- Born: 12 December 1940 Columbia, South Carolina
- Education: Mary Baldwin College (B.A.) University of Maryland (M.A., Ph.D)
- Occupation: Historian

= Page Miller =

American public historian (born 1940)

Page Miller (born 12 December 1940) is an American public historian.

==Life and work==
Page Putnam Miller was born in Columbia, South Carolina, on 12 December 1940. She was awarded a B.A. degree by Mary Baldwin College in 1963 and then enrolled in the Yale Divinity School, but left before earning her master's degree. Miller earned her M.A. in history at the University of Maryland in 1974 and her Ph.D. five years later. After teaching for a year at the University College of the University of Maryland, she was hired as director of the National Coordinating Committee for the Promotion of History in 1980. In her capacity as director, Miller has coordinated the Organization of American Historians and the National Park Service’s collaborative project to revise the National Park Service’s Thematic Framework.
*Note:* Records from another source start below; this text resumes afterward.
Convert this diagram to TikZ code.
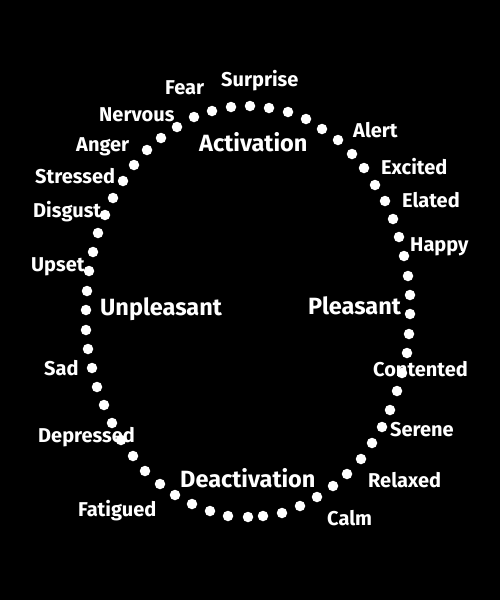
\documentclass[tikz,border=0pt]{standalone}
\usepackage{fontspec}
\setmainfont{Fira Sans}[UprightFont={* Bold}]
\begin{document}
\begin{tikzpicture}[x=1pt,y=-1pt,
  lbl/.style={text=white,anchor=base west,inner sep=0pt,font=\fontsize{20}{22}\selectfont},
  biglbl/.style={text=white,anchor=base west,inner sep=0pt,font=\fontsize{23.5}{26}\selectfont},
  dotc/.style={circle,fill=white,inner sep=0pt,minimum size=10.5pt}]
\fill[black] (0,0) rectangle (500,600);
\useasboundingbox (0,0) rectangle (500,600);
% dots of the circumplex
\foreach \x/\y [count=\i] in {
 250/106,269/108,288/112,306/119,322/129,338/140,352/154,364/168,375/185,385/201,
 393/219,399/237,404/256,408/276,410/295,410/314,409/334,407/353,402/373,397/391,
 390/410,382/427,372/443,361/459,347/474,333/486,317/497,300/506,282/513,263/516,
 248/517,228/516,210/511,192/504,175/495,160/484,145/471,133/456,121/440,112/423,
 104/405,97/387,92/368,88/349,86/330,86/310,87/291,89/271,93/252,98/233,
 105/215,113/198,123/181,134/165,147/150,161/138,177/127,194/117,212/111,231/107}
  \node[dotc] (d\i) at (\x,\y) {};
% axis labels
\node[biglbl] (act) at (199,151) {Activation};
\node[biglbl] (deact) at (180,487) {Deactivation};
\node[biglbl] (unpl) at (100,315) {Unpleasant};
\node[biglbl] (pleas) at (308,314) {Pleasant};
% emotion labels
\node[lbl] (fear) at (165,94) {Fear};
\node[lbl] (surprise) at (221,86) {Surprise};
\node[lbl] (nervous) at (99,121) {Nervous};
\node[lbl] (anger) at (76,151) {Anger};
\node[lbl] (stressed) at (35,183) {Stressed};
\node[lbl] (disgust) at (33,217) {Disgust};
\node[lbl] (upset) at (31,271) {Upset};
\node[lbl] (sad) at (44,375) {Sad};
\node[lbl] (depressed) at (38,442) {Depressed};
\node[lbl] (fatigued) at (78,516) {Fatigued};
\node[lbl] (alert) at (353,137) {Alert};
\node[lbl] (excited) at (381,174) {Excited};
\node[lbl] (elated) at (402,207) {Elated};
\node[lbl] (happy) at (410,251) {Happy};
\node[lbl] (contented) at (373,376) {Contented};
\node[lbl] (serene) at (390,436) {Serene};
\node[lbl] (relaxed) at (368,487) {Relaxed};
\node[lbl] (calm) at (327,525) {Calm};
\end{tikzpicture}
\end{document}
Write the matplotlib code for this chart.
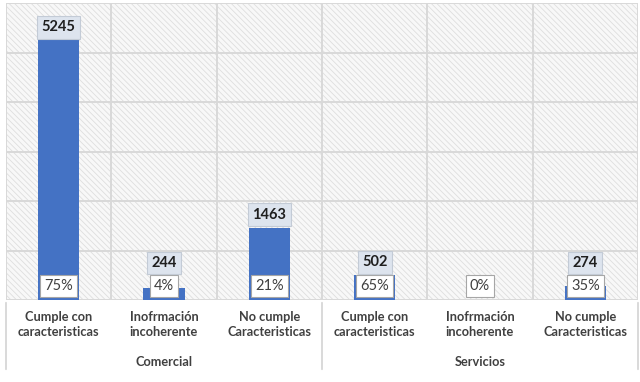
import matplotlib.pyplot as plt
from matplotlib.patches import Rectangle
import numpy as np

# data
groups = ["Comercial", "Servicios"]
categories = ["Cumple con\ncaracteristicas", "Inofrmación\nincoherente", "No cumple\nCaracteristicas"]
values = [5245, 244, 1463, 502, 0, 274]
percents = ["75%", "4%", "21%", "65%", "0%", "35%"]

plt.rcParams["font.family"] = ["Lato", "DejaVu Sans"]
plt.rcParams["hatch.linewidth"] = 0.6
plt.rcParams["hatch.color"] = "#dedede"

bar_col = "#4472C4"
txt_col = "#404040"
grid_col = "#d9d9d9"

fig = plt.figure(figsize=(6.4, 3.82), dpi=100)
ax = fig.add_axes([6 / 640, 1 - 300 / 382, 632 / 640, 297 / 382])

n = len(values)
x = np.arange(n)
ax.set_xlim(-0.5, n - 0.5)
ax.set_ylim(0, 6000)

# hatched background
ax.add_patch(Rectangle((0, 0), 1, 1, transform=ax.transAxes, facecolor="#f8f8f8",
                       hatch="\\\\\\\\\\\\", edgecolor="#dedede", linewidth=0, zorder=0))

for yv in range(0, 6001, 1000):
    ax.axhline(yv, color=grid_col, lw=1.4, zorder=1)
for xv in np.arange(-0.5, n, 1):
    ax.axvline(xv, color=grid_col, lw=1.4, zorder=1)

ax.bar(x, values, width=0.39, color=bar_col, zorder=2)

for s in ax.spines.values():
    s.set_visible(False)
ax.set_xticks([])
ax.set_yticks([])

# px per data unit
ppu = 297 / 6000.0
for i, v in enumerate(values):
    # percentage box at the bottom of each bar
    ax.annotate(percents[i], (x[i], 0), xytext=(0, 14), textcoords="offset pixels",
                ha="center", va="center", fontsize=10.5, color=txt_col, zorder=5,
                bbox=dict(boxstyle="square,pad=0.28", fc="white", ec="#a6a6a6", lw=0.8))
    if v == 0:
        continue
    h = v * ppu
    y_lab = max(h + 13, 37)
    if h + 13 < 37:
        # leader line from label down to the bar
        ax.annotate("", xy=(x[i], h), xytext=(x[i], y_lab / ppu),
                    arrowprops=dict(arrowstyle="-", color="#a6a6a6", lw=0.8), zorder=3)
    ax.annotate(str(v), (x[i], 0), xytext=(0, y_lab), textcoords="offset pixels",
                ha="center", va="center", fontsize=10.5, fontweight="bold", color="#1f1f1f", zorder=6,
                bbox=dict(boxstyle="square,pad=0.3", fc="#dde4ee", ec="#c3cbd6", lw=0.8))

# category labels
for i in range(n):
    ax.annotate(categories[i % 3], (x[i], 0), xycoords=("data", "axes fraction"),
                xytext=(0, -11), textcoords="offset pixels",
                ha="center", va="top", fontsize=9.2, fontweight="bold", color=txt_col,
                linespacing=1.3, annotation_clip=False)

for g, name in enumerate(groups):
    ax.annotate(name, (1 + 3 * g, 0), xycoords=("data", "axes fraction"),
                xytext=(0, -62), textcoords="offset pixels",
                ha="center", va="center", fontsize=9.2, fontweight="bold", color=txt_col,
                annotation_clip=False)

# separator lines under the axis
for xv in [-0.5, 2.5, 5.5]:
    ax.annotate("", xy=(xv, 0), xycoords=("data", "axes fraction"),
                xytext=(xv, -72 / 297), textcoords=("data", "axes fraction"),
                arrowprops=dict(arrowstyle="-", color=grid_col, lw=1.4), annotation_clip=False)

fig.savefig("out.png", dpi=100)
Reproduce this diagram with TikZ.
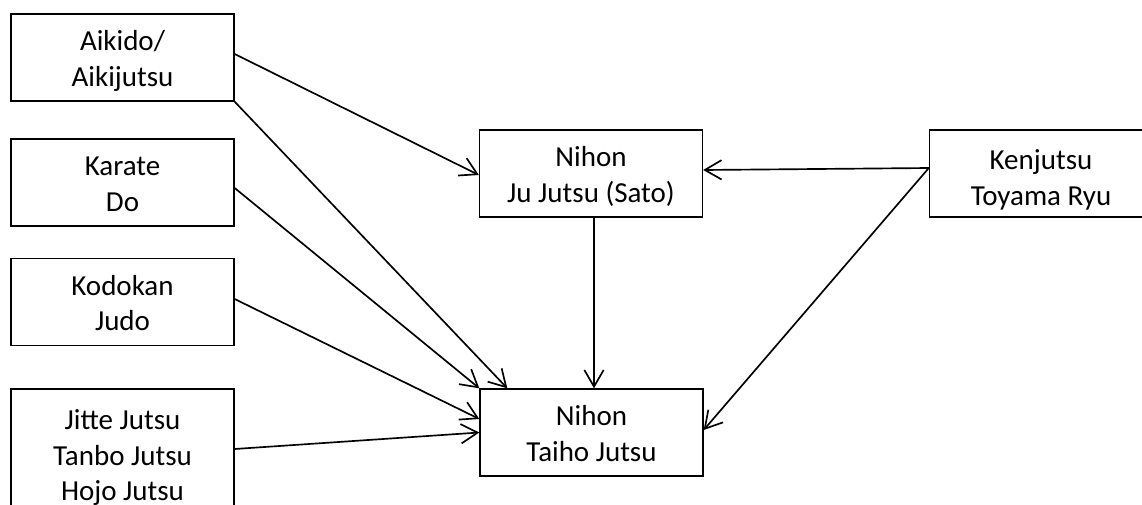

She also served as project director for the Women’s History Landmark Project, a cooperative project of the National Park Service, the Organization of American Historians, and the National Coordinating Committee for the Promotion of History. Miller has written a column for the American Historical Society's AHA Perspectives as well as one for Archival Outlook, published by the Society of American Archivists. She has also testified multiple times before committees or subcommittees of the U.S. House of Representatives and Senate.